Del Rey, 176 pp.
Rating: T (13+)
Volume four was a tough one for our heroine, Amu, whose self-confidence was shaken to the core by the departure of Nadeshiko, the arrival of new Guardians, and the appearance of an “X” on her new diamond egg. Here in volume five, she’s finding her way back on track as everyone else falls to pieces. Yaya is feeling pushed out of her baby role by the brand new baby at home, Rima accidentally reveals her true self to her entire class, Kairi is falling too far in with the Guardians (especially Amu), and Tadase nearly loses his guardian character, Kiseki, to Easter’s latest scheme and his own self-doubt.
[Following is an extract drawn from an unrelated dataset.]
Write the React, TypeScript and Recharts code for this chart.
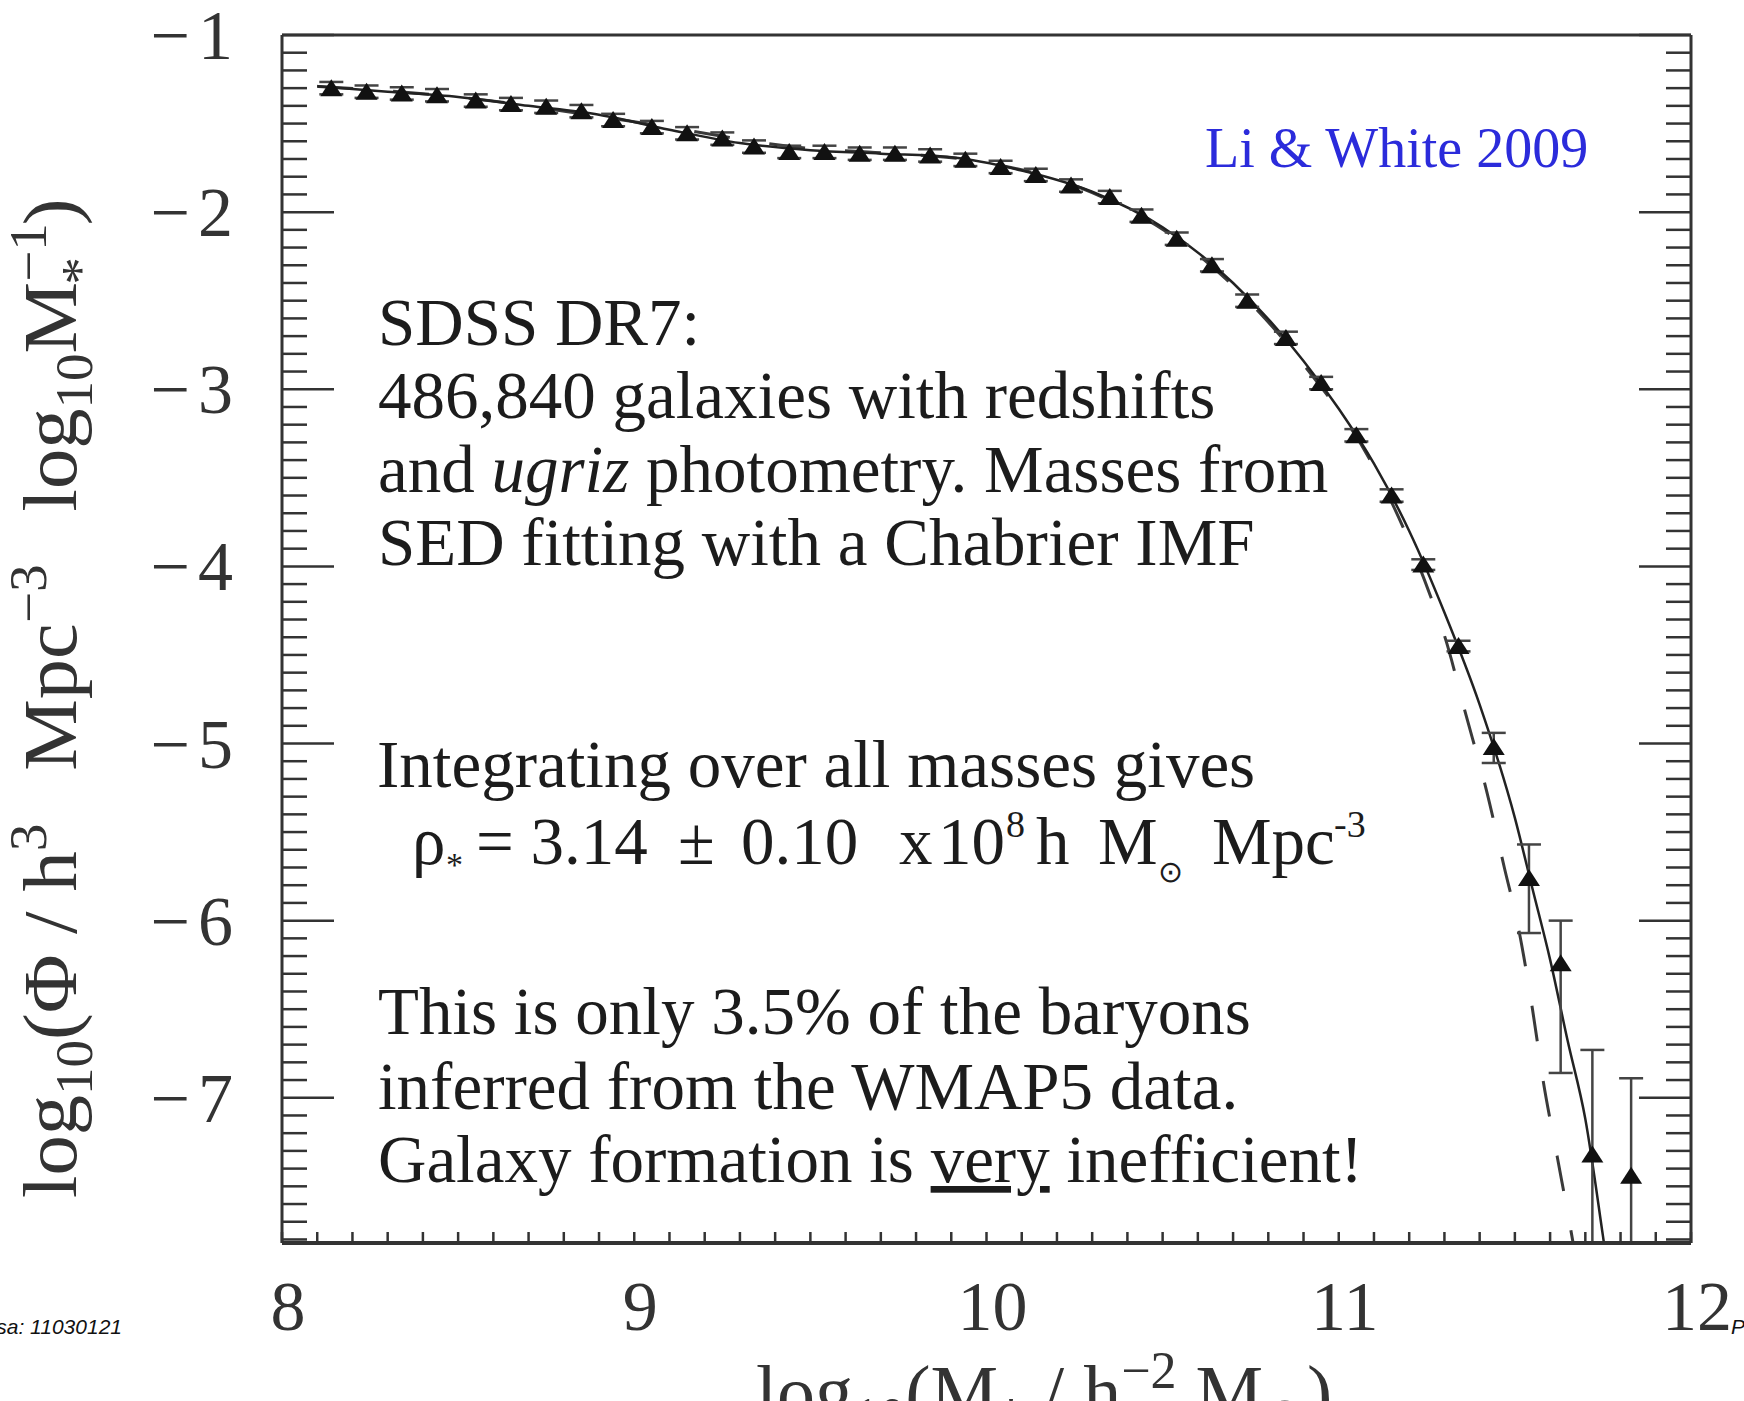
import { ComposedChart, ErrorBar, Line, Scatter, XAxis, YAxis } from "recharts";

// SDSS DR7 stellar mass function, binned measurements (log10 M*, log10 phi)
const massBins = [
  8.14, 8.24, 8.34, 8.44, 8.55, 8.65, 8.75, 8.85, 8.94, 9.05, 9.15, 9.25, 9.34,
  9.44, 9.54, 9.64, 9.74, 9.84, 9.94, 10.04, 10.14, 10.24, 10.35, 10.44, 10.54,
  10.64, 10.74, 10.85, 10.95, 11.05, 11.15, 11.24, 11.34, 11.44, 11.54, 11.63,
  11.72, 11.83
];
const logPhi = [
  -1.3, -1.32, -1.33, -1.34, -1.37, -1.39, -1.405, -1.43, -1.48, -1.52, -1.555,
  -1.585, -1.63, -1.66, -1.66, -1.67, -1.67, -1.68, -1.705, -1.745, -1.79, -1.85,
  -1.915, -2.02, -2.15, -2.3, -2.5, -2.71, -2.965, -3.26, -3.6, -3.99, -4.45,
  -5.02, -5.76, -6.24, -7.32, -7.44
];
// the last two lower bars run down to the bottom of the axis range
const errDown = [
  0.035, 0.035, 0.035, 0.035, 0.035, 0.035, 0.035, 0.035, 0.035, 0.035, 0.035,
  0.035, 0.035, 0.035, 0.035, 0.035, 0.035, 0.035, 0.035, 0.035, 0.035, 0.035,
  0.035, 0.035, 0.035, 0.035, 0.035, 0.035, 0.035, 0.035, 0.035, 0.03, 0.03,
  0.09, 0.31, 0.62, 0.5, 0.38
];
const errUp = [
  0.035, 0.035, 0.035, 0.035, 0.035, 0.035, 0.035, 0.035, 0.035, 0.035, 0.035,
  0.035, 0.035, 0.035, 0.035, 0.035, 0.035, 0.035, 0.035, 0.035, 0.035, 0.035,
  0.035, 0.035, 0.035, 0.035, 0.035, 0.035, 0.035, 0.035, 0.035, 0.03, 0.03,
  0.08, 0.19, 0.24, 0.59, 0.55
];

// best-fit model (solid)
const fitMass = [
  8.1, 8.3, 8.5, 8.7, 8.9, 9.1, 9.3, 9.5, 9.7, 9.9, 10.1, 10.3, 10.5, 10.7, 10.9,
  11.0, 11.1, 11.2, 11.3, 11.4, 11.5, 11.55, 11.6, 11.65, 11.7, 11.75, 11.78
];
const fitPhi = [
  -1.29, -1.32, -1.35, -1.4, -1.45, -1.535, -1.61, -1.65, -1.67, -1.69, -1.765,
  -1.885, -2.085, -2.4, -2.84, -3.11, -3.42, -3.8, -4.26, -4.78, -5.42, -5.82,
  -6.22, -6.68, -7.12, -7.78, -8.2
];

// alternative model (dashed)
const altMass = [
  8.1, 8.5, 9.0, 9.5, 9.7, 10.0, 10.3, 10.6, 10.9, 11.1, 11.2, 11.27, 11.3,
  11.36, 11.42, 11.47, 11.51, 11.55, 11.58, 11.62, 11.66, 11.69
];
const altPhi = [
  -1.29, -1.35, -1.49, -1.64, -1.665, -1.72, -1.89, -2.24, -2.86, -3.44, -3.86,
  -4.22, -4.39, -4.83, -5.27, -5.7, -6.04, -6.5, -6.9, -7.33, -7.76, -8.1
];

const xMajor = [8, 9, 10, 11, 12];
const yMajor = [-1, -2, -3, -4, -5, -6, -7];
const xDomain = [8, 12];
const yDomain = [-7.82, -1];

const xMinor = Array.from({ length: 41 }, (_, i) => Math.round((8 + i * 0.1) * 10) / 10);
const yMinor = Array.from({ length: 69 }, (_, i) => Math.round((-7.8 + i * 0.1) * 10) / 10);

const points = massBins.map((x, i) => ({ x, y: logPhi[i], err: [errDown[i], errUp[i]] }));
const fitData = fitMass.map((x, i) => ({ x, y: fitPhi[i] }));
const altData = altMass.map((x, i) => ({ x, y: altPhi[i] }));

const W = 1744;
const H = 1401;
const SERIF = "'Liberation Serif', 'Times New Roman', serif";
const INK = "#333";
const TEXT = "#1c1c1c";

const isMajorX = (v: number) => xMajor.some((m) => Math.abs(m - v) < 1e-6);
const isMajorY = (v: number) => yMajor.some((m) => Math.abs(m - v) < 1e-6);

function BottomTick({ x, y, payload }: any) {
  const v = payload.value;
  return (
    <g>
      <line x1={x} x2={x} y1={y} y2={y - 11} stroke={INK} strokeWidth={2.5} />
      {isMajorX(v) && (
        <text x={x + 6} y={y + 87} textAnchor="middle" fontFamily={SERIF} fontSize={70} fill={INK}>
          {Math.round(v)}
        </text>
      )}
    </g>
  );
}

function TopTick({ x, y, payload }: any) {
  const len = isMajorX(payload.value) ? 47 : 23;
  return <line x1={x} x2={x} y1={y} y2={y + len} stroke={INK} strokeWidth={2.5} />;
}

function LeftTick({ x, y, payload }: any) {
  const v = payload.value;
  const major = isMajorY(v);
  return (
    <g>
      <line x1={x} x2={x + (major ? 52 : 25)} y1={y} y2={y} stroke={INK} strokeWidth={2.5} />
      {major && (
        <text x={x - 49} y={y + 24} textAnchor="end" fontFamily={SERIF} fontSize={70} fill={INK}>
          {"\u2212"}
          <tspan dx={8}>{Math.abs(Math.round(v))}</tspan>
        </text>
      )}
    </g>
  );
}

function RightTick({ x, y, payload }: any) {
  const len = isMajorY(payload.value) ? 52 : 25;
  return <line x1={x} x2={x - len} y1={y} y2={y} stroke={INK} strokeWidth={2.5} />;
}

function Triangle({ cx, cy }: any) {
  if (cx == null || cy == null) return null;
  return (
    <polygon
      points={`${cx - 11},${cy + 8} ${cx + 11},${cy + 8} ${cx},${cy - 9}`}
      fill="#111"
    />
  );
}

function Notes() {
  const t = { fontFamily: SERIF, fontSize: 67, fill: TEXT };
  return (
    <svg
      width={W}
      height={H}
      style={{ position: "absolute", left: 0, top: 0, pointerEvents: "none" }}
    >
      <text x={1205} y={167} fontFamily={SERIF} fontSize={56} fill="#2b2bdb">
        Li &amp; White 2009
      </text>

      <text x={378} y={345} {...t}>SDSS DR7:</text>
      <text x={378} y={418} {...t}>486,840 galaxies with redshifts</text>
      <text x={378} y={492} {...t}>
        and <tspan fontStyle="italic">ugriz</tspan> photometry. Masses from
      </text>
      <text x={378} y={565} {...t}>SED fitting with a Chabrier IMF</text>

      <text x={377} y={787} {...t}>Integrating over all masses gives</text>
      <text y={864} {...t}>
        <tspan x={412}>ρ</tspan>
        <tspan x={446} dy={12} fontSize={34}>*</tspan>
        <tspan x={476} dy={-12}>= 3.14</tspan>
        <tspan x={678}>±</tspan>
        <tspan x={741}>0.10</tspan>
        <tspan x={899}>x</tspan>
        <tspan x={938}>10</tspan>
        <tspan x={1006} dy={-27} fontSize={38}>8</tspan>
        <tspan x={1036} dy={27}>h</tspan>
        <tspan x={1098}>M</tspan>
        <tspan x={1158} dy={18} fontSize={30}>⊙</tspan>
        <tspan x={1212} dy={-18}>Mpc</tspan>
        <tspan x={1334} dy={-27} fontSize={38}>-3</tspan>
      </text>

      <text x={378} y={1034} {...t}>This is only 3.5% of the baryons</text>
      <text x={378} y={1109} {...t}>inferred from the WMAP5 data.</text>
      <text x={378} y={1182} {...t}>
        Galaxy formation is <tspan textDecoration="underline">very</tspan> inefficient!
      </text>

      {/* axis titles */}
      <text
        transform="translate(76 1198) rotate(-90) scale(1.06 1)"
        fontFamily={SERIF}
        fontSize={76}
        fill={INK}
      >
        log<tspan dy={16} fontSize={52}>10</tspan>
        <tspan dy={-16}>(Φ  /  h</tspan>
        <tspan dy={-30} fontSize={52}>3</tspan>
        <tspan dx={50} dy={30}>Mpc</tspan>
        <tspan dy={-30} fontSize={52}>−3</tspan>
        <tspan dx={50} dy={30}>log</tspan>
        <tspan dy={16} fontSize={52}>10</tspan>
        <tspan dy={-16}>M</tspan>
        <tspan dy={-30} fontSize={52}>−1</tspan>
        <tspan dx={-58} dy={52} fontSize={52}>*</tspan>
        <tspan dx={30} dy={-22}>)</tspan>
      </text>
      <text x={756} y={1418} fontFamily={SERIF} fontSize={76} fill={INK}>
        log<tspan dy={16} fontSize={52}>10</tspan>
        <tspan dy={-16}>(M</tspan>
        <tspan dy={16} fontSize={52}>*</tspan>
        <tspan dy={-16}>  /  h</tspan>
        <tspan dy={-30} fontSize={52}>−2</tspan>
        <tspan dy={30}> M</tspan>
        <tspan dy={16} fontSize={52}>⊙</tspan>
        <tspan dy={-16}>)</tspan>
      </text>

      <text
        x={122}
        y={1334}
        textAnchor="end"
        fontFamily="'Liberation Sans', Arial, sans-serif"
        fontStyle="italic"
        fontSize={21}
        fill="#111"
      >
        sa: 11030121
      </text>
      <text
        x={1731}
        y={1334}
        fontFamily="'Liberation Sans', Arial, sans-serif"
        fontStyle="italic"
        fontSize={21}
        fill="#111"
      >
        P
      </text>
    </svg>
  );
}

export default function App() {
  return (
    <div
      style={{
        position: "absolute",
        left: 0,
        top: 0,
        width: W,
        height: H,
        background: "#fff",
        overflow: "hidden"
      }}
    >
      <ComposedChart width={W} height={H} margin={{ top: 34, right: 52, bottom: 157, left: 281 }}>
        <XAxis
          dataKey="x"
          type="number"
          domain={xDomain}
          allowDataOverflow
          ticks={xMinor}
          interval={0}
          height={1}
          tickSize={0}
          tickMargin={0}
          tickLine={false}
          axisLine={{ stroke: INK, strokeWidth: 4 }}
          tick={<BottomTick />}
        />
        <XAxis
          xAxisId="top"
          orientation="top"
          type="number"
          domain={xDomain}
          allowDataOverflow
          ticks={xMinor}
          interval={0}
          height={1}
          tickSize={0}
          tickMargin={0}
          tickLine={false}
          axisLine={{ stroke: INK, strokeWidth: 3 }}
          tick={<TopTick />}
        />
        <YAxis
          type="number"
          domain={yDomain}
          allowDataOverflow
          ticks={yMinor}
          interval={0}
          width={1}
          tickSize={0}
          tickMargin={0}
          tickLine={false}
          axisLine={{ stroke: INK, strokeWidth: 3 }}
          tick={<LeftTick />}
        />
        <YAxis
          yAxisId="right"
          orientation="right"
          type="number"
          domain={yDomain}
          allowDataOverflow
          ticks={yMinor}
          interval={0}
          width={1}
          tickSize={0}
          tickMargin={0}
          tickLine={false}
          axisLine={{ stroke: INK, strokeWidth: 3 }}
          tick={<RightTick />}
        />
        <Line
          data={altData}
          dataKey="y"
          type="monotone"
          stroke="#3a3a3a"
          strokeWidth={3}
          strokeDasharray="36 40"
          dot={false}
          isAnimationActive={false}
        />
        <Line
          data={fitData}
          dataKey="y"
          type="monotone"
          stroke="#222"
          strokeWidth={2.5}
          dot={false}
          isAnimationActive={false}
        />
        <Scatter data={points} dataKey="y" shape={<Triangle />} isAnimationActive={false}>
          <ErrorBar dataKey="err" direction="y" width={12} stroke="#444" strokeWidth={2.5} />
        </Scatter>
      </ComposedChart>
      <Notes />
    </div>
  );
}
What really makes this story work is that the plot is just a vehicle for playing out the often painful internal growth of these young characters, and in this volume it is Tadase’s weaknesses that are most on display. While shopping for Guardian supplies, Tadase chooses a gift for Amu—a heart-shaped barrette that makes her look more like her transformed self, Amulet Heart. Amu’s dilemma here is not much different than that of other superheroes who must helplessly stand by as the objects of their desire fall for their alter-egos, except in this case, Tadase can’t pretend to be ignorant of her identity. The fact that Tadase can stand before Amu and knowingly declare his devotion to her would-be self is both incredibly true to horrors of young love, and quite revealing of how far Tadase has to go before his internal beauty will come close to matching what’s on the outside. All of these children are works-in-progress, of course, but it’s interesting to note that it is only young Kairi who, while facing personal demons greater than most, is able to say to Amu, “I like you just the way you are.”
This series continues to be fun, compelling, and unexpectedly insightful into the human heart, both young and old.